The Opposition Board of JPO sided with Hermes and decided to cancel opposed mark by stating that:

  1. From the produced evidences, Hermes has continuously used the cited mark on bag since 1956, inspired by an icon, Princess Grace Kelly of Monaco. The bag has been advertised or publicized in fashion magazines and internet frequently. Annual sales consecutively reach in the range of JPY 1.6 to 4.6 billion, which amounts 2,000 to 4,000 bags in quantity, for the past fifteen years. The Board admits a high degree of reputation and popularity of opponent mark “KELLY” as a source indicator of Hermes bag.

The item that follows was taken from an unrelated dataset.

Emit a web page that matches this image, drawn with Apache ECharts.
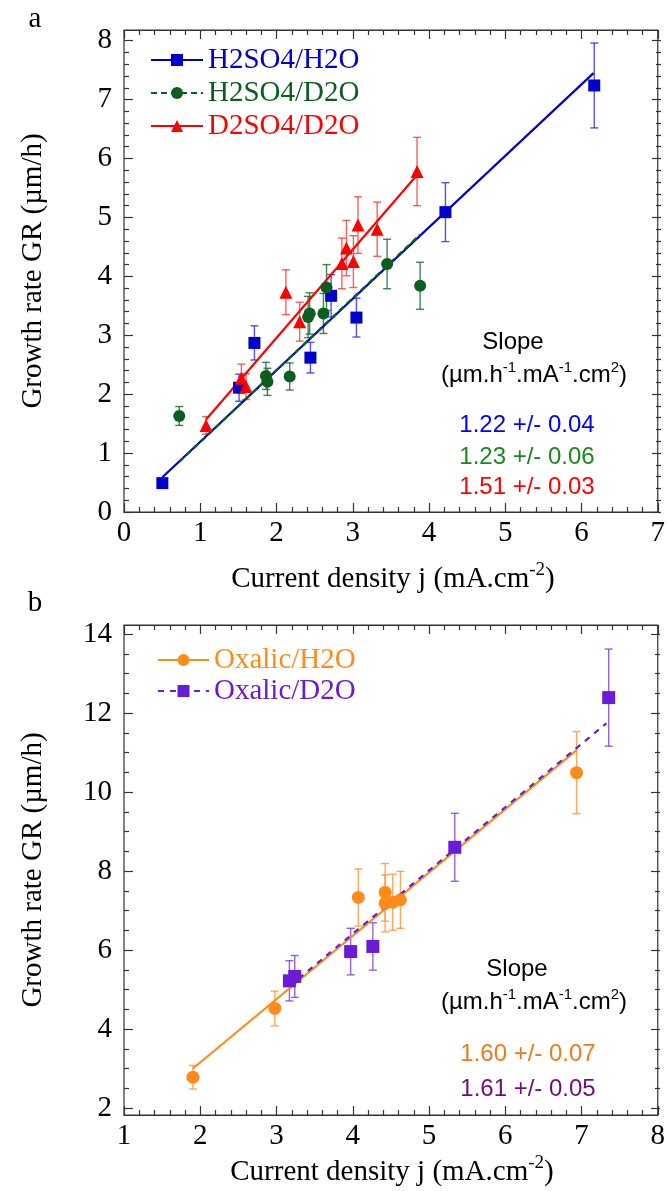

  2. The Board considers opposed mark is a compound mark of “D” and “KELLY” placing dot(.) in-between. Since an alphabetical letter “D” lacks distinctiveness, relevant consumers would conceive the portion of “KELLY” as a dominant source indicator. If so, opposed mark may give rise to a meaning of Hermes brand bag, identical pronunciation and appearance with opponent’s mark. It is unquestionable that goods in question belongs to that of the citation.
  3. Provided that Hermes “Kelly Bag” has been rather known for in a name of “Kelly Bag” than “Kelly”, the Board finds a high degree of similarity between the marks in relation to bags. If so, it is undeniable that relevant consumers and traders are likely to confuse opposed mark with Hermes “Kelly Bag” or misconceive a source from any entity systematically or economically connected with Hermes International.
  4. Based on the foregoing, opposed mark shall be liable for cancellation based on Article 4(1)(xi) and (xv).